After the tables of a data warehouse have been populated with actual data, the warehouse becomes very useful. However, the process of populating the data warehouse can become quite difficult because of the enormous amounts of data involved. Consider, as an example, the task of populating a web usage data warehouse in a company that maintains numerous web sites administered by different divisions within the company in different parts of the world. Furthermore, each site may have a number of individual servers. For example, the company may maintain more than five hundred servers, which might use different types of server software. Together, the servers may generate over 1.5 billion log records, each representing a page hit. For data warehousing purposes, it is desired to combine data logged by each of these servers and use it to populate a data warehouse.

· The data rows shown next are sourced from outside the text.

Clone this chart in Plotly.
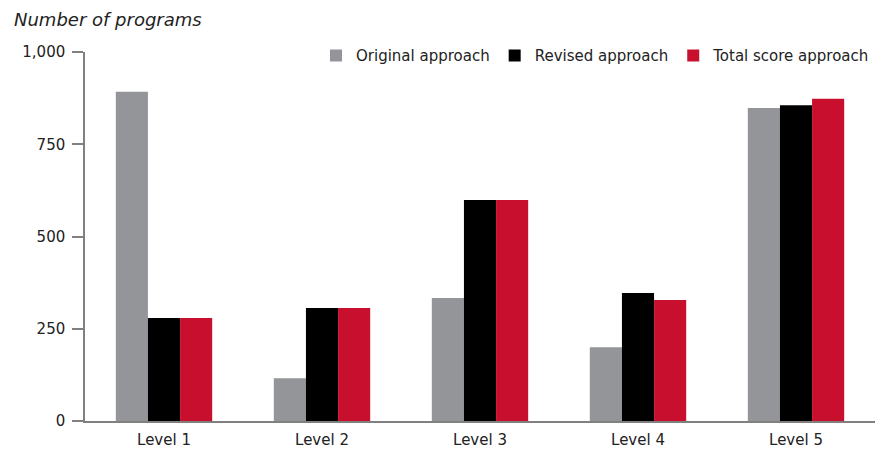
import plotly.graph_objects as go

categories = ["Level 1", "Level 2", "Level 3", "Level 4", "Level 5"]
original = [892, 116, 333, 200, 848]
revised = [279, 306, 599, 347, 856]
total = [279, 306, 599, 328, 873]
series_names = ["Original approach", "Revised approach", "Total score approach"]
colors = ["#939598", "#000000", "#C8102E"]
yticks = [0, 250, 500, 750, 1000]

fig = go.Figure()
for name, vals, c in zip(series_names, [original, revised, total], colors):
    fig.add_trace(go.Bar(x=categories, y=vals, name=name, marker=dict(color=c, line=dict(width=0))))

font = "DejaVu Sans, sans-serif"
fig.update_layout(
    width=875, height=451,
    margin=dict(l=85, r=0, t=52, b=30),
    paper_bgcolor="white", plot_bgcolor="white",
    barmode="group", bargap=0.39, bargroupgap=0,
    font=dict(family=font, size=15, color="#222"),
    showlegend=True,
    legend=dict(orientation="h", x=1, xanchor="right", y=0.99, yanchor="middle",
                font=dict(size=15, color="#222"), itemwidth=30, traceorder="normal",
                bgcolor="rgba(0,0,0,0)"),
    xaxis=dict(showline=True, linecolor="#808080", linewidth=1.5, ticks="", showgrid=False,
               tickfont=dict(size=15), ticklabelstandoff=4),
    yaxis=dict(range=[0, 1000], tickvals=yticks, tickformat=",", showgrid=False, zeroline=False,
               showline=True, linecolor="#808080", linewidth=1.5, ticks="outside", ticklen=11,
               tickcolor="#808080", tickwidth=1.5, tickfont=dict(size=15), ticklabelstandoff=4),
    annotations=[dict(text="<i>Number of programs</i>", xref="paper", yref="paper", x=-73/790, y=1,
                      xanchor="left", yanchor="bottom", yshift=20, showarrow=False,
                      font=dict(size=18, color="#222"))],
)
fig.write_html("out.html")
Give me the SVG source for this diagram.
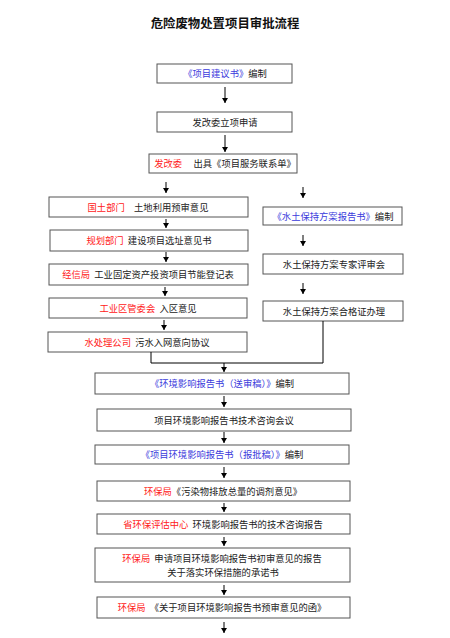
<svg xmlns="http://www.w3.org/2000/svg" width="450" height="638" viewBox="0 0 450 638" xml:space="preserve">
<style>
.bx{fill:#fff;stroke:#555;stroke-width:1}
.t{font-family:"Noto Sans CJK SC","Noto Sans",sans-serif;font-size:9.3px;fill:#222;text-anchor:middle;white-space:pre}
.r{fill:#ff2020}
.b{fill:#3b3bdc}
.ttl{font-family:"Noto Sans CJK SC","Noto Sans",sans-serif;font-size:12.4px;font-weight:bold;fill:#111;text-anchor:middle}
.ln{fill:none;stroke:#000;stroke-width:1}
</style>
<defs>
<marker id="ah" markerUnits="userSpaceOnUse" markerWidth="6" markerHeight="6" refX="5" refY="3" orient="auto">
<path d="M0,0 L5,3 L0,6 Z" fill="#000"/>
</marker>
</defs>
<rect width="450" height="638" fill="#fff"/>
<text class="ttl" x="225" y="28">危险废物处置项目审批流程</text>

<g id="n1"><rect class="bx" x="157" y="64" width="135" height="19"/><text class="t" x="225" y="77"><tspan class="b">《项目建议书》</tspan>编制</text></g>
<g id="n2"><rect class="bx" x="157" y="112" width="135" height="20"/><text class="t" x="225" y="125.5">发改委立项申请</text></g>
<g id="n3"><rect class="bx" x="149" y="154" width="148" height="19"/><text class="t" x="225" y="167"><tspan class="r">发改委</tspan>　 出具《项目服务联系单》</text></g>

<g id="l1"><rect class="bx" x="49" y="197" width="199" height="20"/><text class="t" x="148" y="210.5"><tspan class="r">国土部门</tspan>　土地利用预审意见</text></g>
<g id="l2"><rect class="bx" x="50" y="230" width="198" height="21"/><text class="t" x="149" y="244"><tspan class="r">规划部门</tspan>  建设项目选址意见书</text></g>
<g id="l3"><rect class="bx" x="49" y="264" width="199" height="21"/><text class="t" x="148" y="278"><tspan class="r">经信局</tspan>  工业固定资产投资项目节能登记表</text></g>
<g id="l4"><rect class="bx" x="49" y="298" width="198" height="20"/><text class="t" x="148" y="311.5"><tspan class="r">工业区管委会</tspan>  入区意见</text></g>
<g id="l5"><rect class="bx" x="48" y="332" width="199" height="20"/><text class="t" x="147" y="345.5"><tspan class="r">水处理公司</tspan>  污水入网意向协议</text></g>

<g id="r1"><rect class="bx" x="263" y="207" width="139" height="18"/><text class="t" x="333" y="219.5"><tspan class="b">《水土保持方案报告书》</tspan>编制</text></g>
<g id="r2"><rect class="bx" x="263" y="254" width="140" height="20"/><text class="t" x="334" y="267.5">水土保持方案专家评审会</text></g>
<g id="r3"><rect class="bx" x="263" y="301" width="140" height="20"/><text class="t" x="334" y="314.5">水土保持方案合格证办理</text></g>

<g id="m1"><rect class="bx" x="95" y="373" width="254" height="21"/><text class="t" x="222" y="387"><tspan class="b">《环境影响报告书（送审稿）》</tspan>编制</text></g>
<g id="m2"><rect class="bx" x="97" y="409" width="254" height="22"/><text class="t" x="224" y="423.5">项目环境影响报告书技术咨询会议</text></g>
<g id="m3"><rect class="bx" x="95" y="445" width="254" height="19"/><text class="t" x="222" y="458"><tspan class="b">《项目环境影响报告书（报批稿）》</tspan>编制</text></g>
<g id="m4"><rect class="bx" x="97" y="481" width="253" height="20"/><text class="t" x="223" y="494.5"><tspan class="r">环保局</tspan>《污染物排放总量的调剂意见》</text></g>
<g id="m5"><rect class="bx" x="97" y="514" width="253" height="20"/><text class="t" x="223" y="527.5"><tspan class="r">省环保评估中心</tspan>  环境影响报告书的技术咨询报告</text></g>
<g id="m6"><rect class="bx" x="95" y="548" width="255" height="34"/><text class="t" x="222" y="562.3"><tspan class="r">环保局</tspan>  申请项目环境影响报告书初审意见的报告</text><text class="t" x="223" y="576.3">关于落实环保措施的承诺书</text></g>
<g id="m7"><rect class="bx" x="97" y="597" width="253" height="21"/><text class="t" x="222" y="611"><tspan class="r">环保局</tspan>  《关于项目环境影响报告书预审意见的函》</text></g>

<g id="connectors">
<line class="ln" x1="225" y1="87" x2="225" y2="103" marker-end="url(#ah)"/>
<line class="ln" x1="225" y1="135" x2="225" y2="152" marker-end="url(#ah)"/>
<line class="ln" x1="166" y1="182" x2="166" y2="193" marker-end="url(#ah)"/>
<line class="ln" x1="303" y1="187" x2="303" y2="198" marker-end="url(#ah)"/>
<line class="ln" x1="166" y1="219" x2="166" y2="228" marker-end="url(#ah)"/>
<line class="ln" x1="166" y1="252" x2="166" y2="262" marker-end="url(#ah)"/>
<line class="ln" x1="165" y1="287" x2="165" y2="296" marker-end="url(#ah)"/>
<line class="ln" x1="164" y1="320" x2="164" y2="330" marker-end="url(#ah)"/>
<line class="ln" x1="303" y1="235" x2="303" y2="246" marker-end="url(#ah)"/>
<line class="ln" x1="303" y1="283" x2="303" y2="294" marker-end="url(#ah)"/>
<polyline class="ln" points="151,352 151,363 323,363 323,321"/>
<line class="ln" x1="224" y1="363" x2="224" y2="372" marker-end="url(#ah)"/>
<line class="ln" x1="224" y1="396" x2="224" y2="407" marker-end="url(#ah)"/>
<line class="ln" x1="224" y1="432" x2="224" y2="443" marker-end="url(#ah)"/>
<line class="ln" x1="224" y1="467" x2="224" y2="478" marker-end="url(#ah)"/>
<line class="ln" x1="224" y1="503" x2="224" y2="512" marker-end="url(#ah)"/>
<line class="ln" x1="224" y1="537" x2="224" y2="546" marker-end="url(#ah)"/>
<line class="ln" x1="224" y1="585" x2="224" y2="595" marker-end="url(#ah)"/>
<line class="ln" x1="224" y1="622" x2="224" y2="633" marker-end="url(#ah)"/>
</g>
</svg>
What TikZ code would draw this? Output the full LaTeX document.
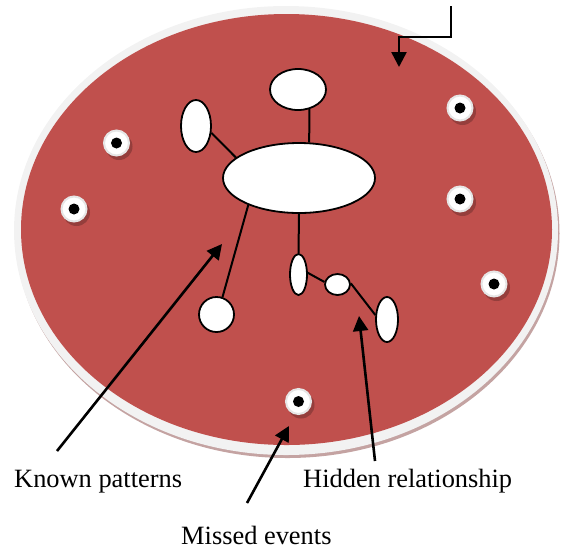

Some prior art systems use “Extract, Transform, and Load” (ETL) methodology. Extraction refers to actually obtaining the data from individual data sources such as servers. Unfortunately, this process in itself can be particularly difficult when dealing with the enormous size of the data in a web usage data warehouse or other large database. Transformation indicates processing the data to put it into a more useful form or format. Loading refers to the process of loading the data into the tables of a relational database. These existing systems provide summaries of user information. However, there is a need for retaining user level detail data in addition to the summaries. For example, there is a need to provide monthly views of data that is collected daily. Such collection results in very large amounts of data (e.g., seventy-five terabytes per month). Because the existing systems load all the data in one or more databases across many computing devices, servicing a user query for data requires scanning all sets of data in all the databases. Such systems typically employ massively parallel or symmetric parallel systems with hardware at a cost of several million dollars. There is a need for a system using a single database in which the data is correlated prior to loading into the database.
To effectively analyze and data mine detailed user information for hundreds of millions of users (e.g., tens of terabytes of data), the user information must be kept up-to-date and reduced in volume to something that an online analytical processing (OLAP) server can handle. The high cardinality user detail data may be too large to load into the database directly. There is a need for extracting a huge amount of data from a large number of different servers and transforming the extracted data to populate a single data warehouse. Further, there is a need for cross-referencing (e.g., per user) all the different types of data (e.g., newsletters, member directories, web logs).
For these reasons, a system for collecting and maintaining detailed user information is desired to address one or more of these and other disadvantages.